WHAT THE TASK REQUIRES: Skip every picture and transcribe the remaining material exactly.

— begin MATERIAL —

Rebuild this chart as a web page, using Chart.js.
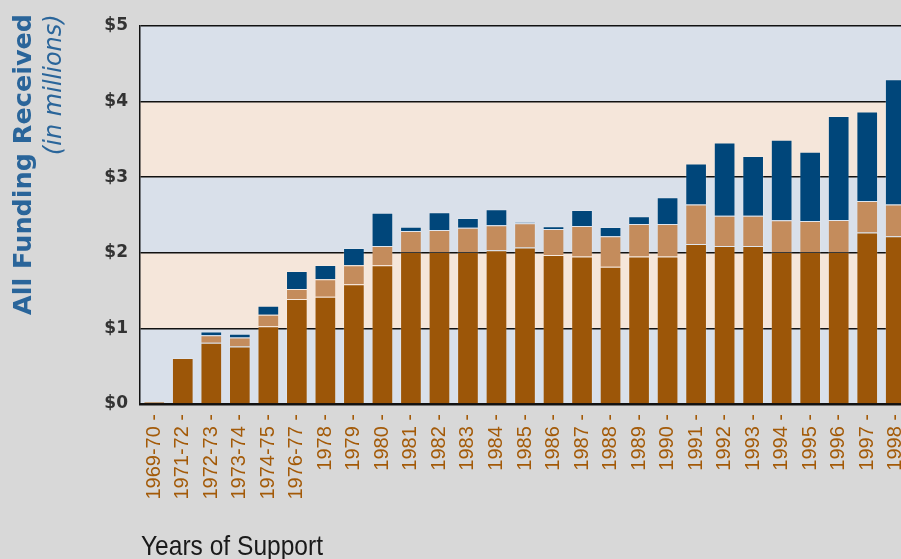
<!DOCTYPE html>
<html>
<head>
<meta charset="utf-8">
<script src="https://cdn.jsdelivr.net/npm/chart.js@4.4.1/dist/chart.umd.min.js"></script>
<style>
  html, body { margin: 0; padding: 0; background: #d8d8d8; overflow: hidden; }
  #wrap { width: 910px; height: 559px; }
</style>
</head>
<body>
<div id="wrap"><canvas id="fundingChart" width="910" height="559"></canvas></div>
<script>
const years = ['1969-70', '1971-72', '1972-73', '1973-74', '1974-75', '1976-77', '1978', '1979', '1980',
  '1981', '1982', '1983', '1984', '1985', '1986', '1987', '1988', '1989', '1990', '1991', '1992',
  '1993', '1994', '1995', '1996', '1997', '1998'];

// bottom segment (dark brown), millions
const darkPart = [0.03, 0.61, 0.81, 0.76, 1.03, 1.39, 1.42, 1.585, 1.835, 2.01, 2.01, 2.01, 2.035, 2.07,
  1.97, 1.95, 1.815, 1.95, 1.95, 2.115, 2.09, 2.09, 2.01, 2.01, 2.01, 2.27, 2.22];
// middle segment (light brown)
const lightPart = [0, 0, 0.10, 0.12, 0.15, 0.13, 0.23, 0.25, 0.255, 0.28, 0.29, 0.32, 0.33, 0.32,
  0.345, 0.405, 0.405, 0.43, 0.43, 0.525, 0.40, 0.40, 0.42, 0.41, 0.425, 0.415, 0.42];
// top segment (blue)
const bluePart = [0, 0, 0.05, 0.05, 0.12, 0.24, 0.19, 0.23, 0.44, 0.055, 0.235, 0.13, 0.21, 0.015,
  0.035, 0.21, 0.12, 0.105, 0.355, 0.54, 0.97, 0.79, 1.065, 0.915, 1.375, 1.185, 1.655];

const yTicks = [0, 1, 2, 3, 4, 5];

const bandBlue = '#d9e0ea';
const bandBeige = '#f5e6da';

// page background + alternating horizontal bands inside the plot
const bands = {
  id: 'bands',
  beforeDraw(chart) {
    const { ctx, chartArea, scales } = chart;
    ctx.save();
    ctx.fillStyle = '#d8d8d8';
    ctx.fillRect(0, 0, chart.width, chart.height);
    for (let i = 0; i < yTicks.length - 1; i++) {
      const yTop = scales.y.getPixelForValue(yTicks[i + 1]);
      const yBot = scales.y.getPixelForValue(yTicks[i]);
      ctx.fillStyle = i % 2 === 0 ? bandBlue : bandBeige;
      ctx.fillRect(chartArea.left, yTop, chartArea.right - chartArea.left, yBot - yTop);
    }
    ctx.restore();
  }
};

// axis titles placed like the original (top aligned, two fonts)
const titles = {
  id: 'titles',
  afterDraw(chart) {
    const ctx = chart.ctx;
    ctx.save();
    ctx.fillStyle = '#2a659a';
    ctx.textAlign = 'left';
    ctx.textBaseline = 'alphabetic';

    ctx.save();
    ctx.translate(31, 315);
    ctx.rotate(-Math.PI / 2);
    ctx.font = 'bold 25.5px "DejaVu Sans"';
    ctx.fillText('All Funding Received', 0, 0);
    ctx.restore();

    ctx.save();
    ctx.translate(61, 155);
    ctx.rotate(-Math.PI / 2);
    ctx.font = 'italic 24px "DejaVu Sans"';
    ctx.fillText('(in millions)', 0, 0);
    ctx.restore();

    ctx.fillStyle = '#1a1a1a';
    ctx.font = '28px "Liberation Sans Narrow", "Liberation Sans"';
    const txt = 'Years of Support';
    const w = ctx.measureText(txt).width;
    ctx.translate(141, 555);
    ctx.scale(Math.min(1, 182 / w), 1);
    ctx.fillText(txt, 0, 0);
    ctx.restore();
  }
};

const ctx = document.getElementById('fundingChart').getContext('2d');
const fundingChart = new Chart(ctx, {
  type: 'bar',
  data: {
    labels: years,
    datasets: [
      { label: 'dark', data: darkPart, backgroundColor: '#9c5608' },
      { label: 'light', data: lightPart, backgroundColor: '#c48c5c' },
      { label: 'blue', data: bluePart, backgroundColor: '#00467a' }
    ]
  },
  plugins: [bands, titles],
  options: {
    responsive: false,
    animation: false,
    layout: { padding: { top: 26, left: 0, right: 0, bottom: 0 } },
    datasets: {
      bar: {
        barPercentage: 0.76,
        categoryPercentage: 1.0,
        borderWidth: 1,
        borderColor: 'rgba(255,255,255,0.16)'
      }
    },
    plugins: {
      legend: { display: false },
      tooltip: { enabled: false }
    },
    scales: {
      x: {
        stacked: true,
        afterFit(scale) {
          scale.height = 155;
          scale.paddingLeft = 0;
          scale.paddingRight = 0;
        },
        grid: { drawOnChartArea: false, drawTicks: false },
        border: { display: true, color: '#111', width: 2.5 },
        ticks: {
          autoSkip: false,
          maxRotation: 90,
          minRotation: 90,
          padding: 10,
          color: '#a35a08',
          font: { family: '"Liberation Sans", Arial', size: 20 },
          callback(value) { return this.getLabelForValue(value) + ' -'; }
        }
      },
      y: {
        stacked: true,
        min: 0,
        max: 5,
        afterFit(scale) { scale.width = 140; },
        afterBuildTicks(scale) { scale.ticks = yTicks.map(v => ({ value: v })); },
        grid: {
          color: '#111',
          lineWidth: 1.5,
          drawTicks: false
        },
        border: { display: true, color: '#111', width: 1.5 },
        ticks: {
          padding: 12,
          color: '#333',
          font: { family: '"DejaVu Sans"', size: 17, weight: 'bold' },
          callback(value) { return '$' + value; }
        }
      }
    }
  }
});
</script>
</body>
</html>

— end MATERIAL —

EXERCISE OUTPUT:
Rebuild this chart as a web page, using Chart.js.
<!DOCTYPE html>
<html>
<head>
<meta charset="utf-8">
<script src="https://cdn.jsdelivr.net/npm/chart.js@4.4.1/dist/chart.umd.min.js"></script>
<style>
  html, body { margin: 0; padding: 0; background: #d8d8d8; overflow: hidden; }
  #wrap { width: 910px; height: 559px; }
</style>
</head>
<body>
<div id="wrap"><canvas id="fundingChart" width="910" height="559"></canvas></div>
<script>
const years = ['1969-70', '1971-72', '1972-73', '1973-74', '1974-75', '1976-77', '1978', '1979', '1980',
  '1981', '1982', '1983', '1984', '1985', '1986', '1987', '1988', '1989', '1990', '1991', '1992',
  '1993', '1994', '1995', '1996', '1997', '1998'];

// bottom segment (dark brown), millions
const darkPart = [0.03, 0.61, 0.81, 0.76, 1.03, 1.39, 1.42, 1.585, 1.835, 2.01, 2.01, 2.01, 2.035, 2.07,
  1.97, 1.95, 1.815, 1.95, 1.95, 2.115, 2.09, 2.09, 2.01, 2.01, 2.01, 2.27, 2.22];
// middle segment (light brown)
const lightPart = [0, 0, 0.10, 0.12, 0.15, 0.13, 0.23, 0.25, 0.255, 0.28, 0.29, 0.32, 0.33, 0.32,
  0.345, 0.405, 0.405, 0.43, 0.43, 0.525, 0.40, 0.40, 0.42, 0.41, 0.425, 0.415, 0.42];
// top segment (blue)
const bluePart = [0, 0, 0.05, 0.05, 0.12, 0.24, 0.19, 0.23, 0.44, 0.055, 0.235, 0.13, 0.21, 0.015,
  0.035, 0.21, 0.12, 0.105, 0.355, 0.54, 0.97, 0.79, 1.065, 0.915, 1.375, 1.185, 1.655];

const yTicks = [0, 1, 2, 3, 4, 5];

const bandBlue = '#d9e0ea';
const bandBeige = '#f5e6da';

// page background + alternating horizontal bands inside the plot
const bands = {
  id: 'bands',
  beforeDraw(chart) {
    const { ctx, chartArea, scales } = chart;
    ctx.save();
    ctx.fillStyle = '#d8d8d8';
    ctx.fillRect(0, 0, chart.width, chart.height);
    for (let i = 0; i < yTicks.length - 1; i++) {
      const yTop = scales.y.getPixelForValue(yTicks[i + 1]);
      const yBot = scales.y.getPixelForValue(yTicks[i]);
      ctx.fillStyle = i % 2 === 0 ? bandBlue : bandBeige;
      ctx.fillRect(chartArea.left, yTop, chartArea.right - chartArea.left, yBot - yTop);
    }
    ctx.restore();
  }
};

// axis titles placed like the original (top aligned, two fonts)
const titles = {
  id: 'titles',
  afterDraw(chart) {
    const ctx = chart.ctx;
    ctx.save();
    ctx.fillStyle = '#2a659a';
    ctx.textAlign = 'left';
    ctx.textBaseline = 'alphabetic';

    ctx.save();
    ctx.translate(31, 315);
    ctx.rotate(-Math.PI / 2);
    ctx.font = 'bold 25.5px "DejaVu Sans"';
    ctx.fillText('All Funding Received', 0, 0);
    ctx.restore();

    ctx.save();
    ctx.translate(61, 155);
    ctx.rotate(-Math.PI / 2);
    ctx.font = 'italic 24px "DejaVu Sans"';
    ctx.fillText('(in millions)', 0, 0);
    ctx.restore();

    ctx.fillStyle = '#1a1a1a';
    ctx.font = '28px "Liberation Sans Narrow", "Liberation Sans"';
    const txt = 'Years of Support';
    const w = ctx.measureText(txt).width;
    ctx.translate(141, 555);
    ctx.scale(Math.min(1, 182 / w), 1);
    ctx.fillText(txt, 0, 0);
    ctx.restore();
  }
};

const ctx = document.getElementById('fundingChart').getContext('2d');
const fundingChart = new Chart(ctx, {
  type: 'bar',
  data: {
    labels: years,
    datasets: [
      { label: 'dark', data: darkPart, backgroundColor: '#9c5608' },
      { label: 'light', data: lightPart, backgroundColor: '#c48c5c' },
      { label: 'blue', data: bluePart, backgroundColor: '#00467a' }
    ]
  },
  plugins: [bands, titles],
  options: {
    responsive: false,
    animation: false,
    layout: { padding: { top: 26, left: 0, right: 0, bottom: 0 } },
    datasets: {
      bar: {
        barPercentage: 0.76,
        categoryPercentage: 1.0,
        borderWidth: 1,
        borderColor: 'rgba(255,255,255,0.16)'
      }
    },
    plugins: {
      legend: { display: false },
      tooltip: { enabled: false }
    },
    scales: {
      x: {
        stacked: true,
        afterFit(scale) {
          scale.height = 155;
          scale.paddingLeft = 0;
          scale.paddingRight = 0;
        },
        grid: { drawOnChartArea: false, drawTicks: false },
        border: { display: true, color: '#111', width: 2.5 },
        ticks: {
          autoSkip: false,
          maxRotation: 90,
          minRotation: 90,
          padding: 10,
          color: '#a35a08',
          font: { family: '"Liberation Sans", Arial', size: 20 },
          callback(value) { return this.getLabelForValue(value) + ' -'; }
        }
      },
      y: {
        stacked: true,
        min: 0,
        max: 5,
        afterFit(scale) { scale.width = 140; },
        afterBuildTicks(scale) { scale.ticks = yTicks.map(v => ({ value: v })); },
        grid: {
          color: '#111',
          lineWidth: 1.5,
          drawTicks: false
        },
        border: { display: true, color: '#111', width: 1.5 },
        ticks: {
          padding: 12,
          color: '#333',
          font: { family: '"DejaVu Sans"', size: 17, weight: 'bold' },
          callback(value) { return '$' + value; }
        }
      }
    }
  }
});
</script>
</body>
</html>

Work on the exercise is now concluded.